### Direction
Reproduce the listing exactly and skip over any pictures.

### Data shown
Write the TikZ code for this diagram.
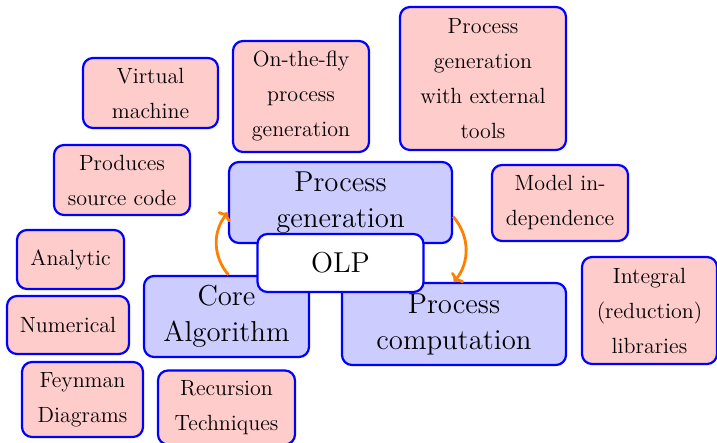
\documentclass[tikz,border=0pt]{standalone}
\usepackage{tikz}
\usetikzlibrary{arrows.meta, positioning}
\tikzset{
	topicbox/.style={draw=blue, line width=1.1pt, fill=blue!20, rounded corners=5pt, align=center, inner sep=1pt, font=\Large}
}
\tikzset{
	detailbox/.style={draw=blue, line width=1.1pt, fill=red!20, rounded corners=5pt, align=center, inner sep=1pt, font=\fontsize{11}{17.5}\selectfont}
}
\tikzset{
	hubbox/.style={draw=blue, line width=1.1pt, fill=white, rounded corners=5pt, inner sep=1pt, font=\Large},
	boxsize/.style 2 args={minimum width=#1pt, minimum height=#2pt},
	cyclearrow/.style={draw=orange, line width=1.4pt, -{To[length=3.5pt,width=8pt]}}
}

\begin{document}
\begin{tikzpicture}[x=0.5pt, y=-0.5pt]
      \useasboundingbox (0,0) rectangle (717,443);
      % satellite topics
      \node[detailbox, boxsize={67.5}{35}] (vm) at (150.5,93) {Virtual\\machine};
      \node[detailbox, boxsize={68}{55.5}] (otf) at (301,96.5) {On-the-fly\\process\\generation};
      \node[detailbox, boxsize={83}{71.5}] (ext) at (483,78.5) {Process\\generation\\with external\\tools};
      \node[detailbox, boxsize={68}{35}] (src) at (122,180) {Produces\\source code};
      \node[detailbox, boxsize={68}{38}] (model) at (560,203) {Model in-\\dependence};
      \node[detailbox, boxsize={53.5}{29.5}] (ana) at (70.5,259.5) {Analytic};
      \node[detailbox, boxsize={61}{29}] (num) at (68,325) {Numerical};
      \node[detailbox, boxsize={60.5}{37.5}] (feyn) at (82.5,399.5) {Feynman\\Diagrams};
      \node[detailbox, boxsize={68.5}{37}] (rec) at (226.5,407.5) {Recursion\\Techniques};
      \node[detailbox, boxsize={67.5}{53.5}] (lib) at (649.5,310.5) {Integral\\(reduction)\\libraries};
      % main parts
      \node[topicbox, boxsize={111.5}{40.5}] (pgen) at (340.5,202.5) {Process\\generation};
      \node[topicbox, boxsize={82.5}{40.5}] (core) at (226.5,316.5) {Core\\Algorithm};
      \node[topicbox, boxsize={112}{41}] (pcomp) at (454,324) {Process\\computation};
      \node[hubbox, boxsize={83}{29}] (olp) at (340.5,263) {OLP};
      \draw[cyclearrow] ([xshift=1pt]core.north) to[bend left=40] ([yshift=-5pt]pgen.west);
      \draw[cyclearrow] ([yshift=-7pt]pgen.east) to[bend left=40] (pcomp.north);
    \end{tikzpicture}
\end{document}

### Response for this exercise
Write the TikZ code for this diagram.
\documentclass[tikz,border=0pt]{standalone}
\usepackage{tikz}
\usetikzlibrary{arrows.meta, positioning}
\tikzset{
	topicbox/.style={draw=blue, line width=1.1pt, fill=blue!20, rounded corners=5pt, align=center, inner sep=1pt, font=\Large}
}
\tikzset{
	detailbox/.style={draw=blue, line width=1.1pt, fill=red!20, rounded corners=5pt, align=center, inner sep=1pt, font=\fontsize{11}{17.5}\selectfont}
}
\tikzset{
	hubbox/.style={draw=blue, line width=1.1pt, fill=white, rounded corners=5pt, inner sep=1pt, font=\Large},
	boxsize/.style 2 args={minimum width=#1pt, minimum height=#2pt},
	cyclearrow/.style={draw=orange, line width=1.4pt, -{To[length=3.5pt,width=8pt]}}
}

\begin{document}
\begin{tikzpicture}[x=0.5pt, y=-0.5pt]
      \useasboundingbox (0,0) rectangle (717,443);
      % satellite topics
      \node[detailbox, boxsize={67.5}{35}] (vm) at (150.5,93) {Virtual\\machine};
      \node[detailbox, boxsize={68}{55.5}] (otf) at (301,96.5) {On-the-fly\\process\\generation};
      \node[detailbox, boxsize={83}{71.5}] (ext) at (483,78.5) {Process\\generation\\with external\\tools};
      \node[detailbox, boxsize={68}{35}] (src) at (122,180) {Produces\\source code};
      \node[detailbox, boxsize={68}{38}] (model) at (560,203) {Model in-\\dependence};
      \node[detailbox, boxsize={53.5}{29.5}] (ana) at (70.5,259.5) {Analytic};
      \node[detailbox, boxsize={61}{29}] (num) at (68,325) {Numerical};
      \node[detailbox, boxsize={60.5}{37.5}] (feyn) at (82.5,399.5) {Feynman\\Diagrams};
      \node[detailbox, boxsize={68.5}{37}] (rec) at (226.5,407.5) {Recursion\\Techniques};
      \node[detailbox, boxsize={67.5}{53.5}] (lib) at (649.5,310.5) {Integral\\(reduction)\\libraries};
      % main parts
      \node[topicbox, boxsize={111.5}{40.5}] (pgen) at (340.5,202.5) {Process\\generation};
      \node[topicbox, boxsize={82.5}{40.5}] (core) at (226.5,316.5) {Core\\Algorithm};
      \node[topicbox, boxsize={112}{41}] (pcomp) at (454,324) {Process\\computation};
      \node[hubbox, boxsize={83}{29}] (olp) at (340.5,263) {OLP};
      \draw[cyclearrow] ([xshift=1pt]core.north) to[bend left=40] ([yshift=-5pt]pgen.west);
      \draw[cyclearrow] ([yshift=-7pt]pgen.east) to[bend left=40] (pcomp.north);
    \end{tikzpicture}
\end{document}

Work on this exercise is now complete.